The Jordanians, who recently supported a tough anti-Saddam line, are now openly calling for the United States to reach a modus vivendi with him. The Turks -- who had made it clear they were ready to let us use their military airfields to stage a serious attack against the Iraqi invaders -- now speak contemptuously of our regional policies. The Kuwaitis -- who, along with the Saudis, bear the financial costs of all our military operations with regard to Iraq -- let us send soldiers only when we had announced there was no intention to use them directly against Saddam. The Clinton administration is claiming that the Barzani-led Kurds -- the ones who invited Saddam to invade - - are now coming to us for assistance, but the truth is that they have issued an ultimatum to us: Either provide real support or leave us alone. And thus matters stand.

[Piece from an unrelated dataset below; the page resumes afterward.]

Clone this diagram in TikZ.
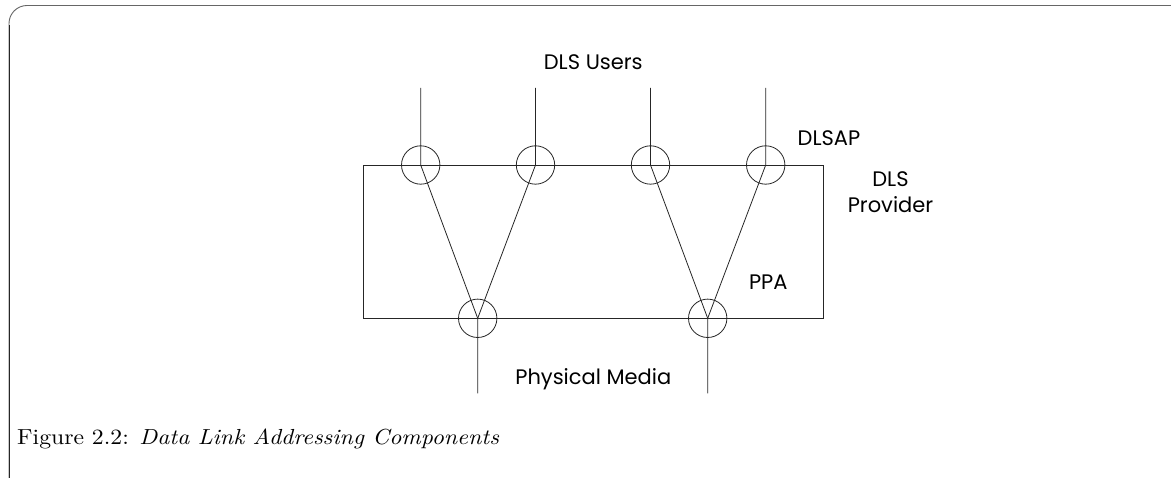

America's humiliation at the Bay of Pigs encouraged Castro and his Soviet backers to install missiles in Cuba, bringing international tensions to their highest point in decades. There is, blessedly, no Soviet empire to exploit Clinton's humiliation in Iraq, and our risk is not nearly so grave as it was 35 years ago. But there will be a price to pay. We can be sure that the wicked sponsors of anti-Western terrorism are even now preparing their next assaults, and we can be equally certain that we will find fewer brave men and women prepared to warn us, and to help us thwart these evil designs.
Michael A. Ledeen holds the Freedom Chair at the American Enterprise Institute.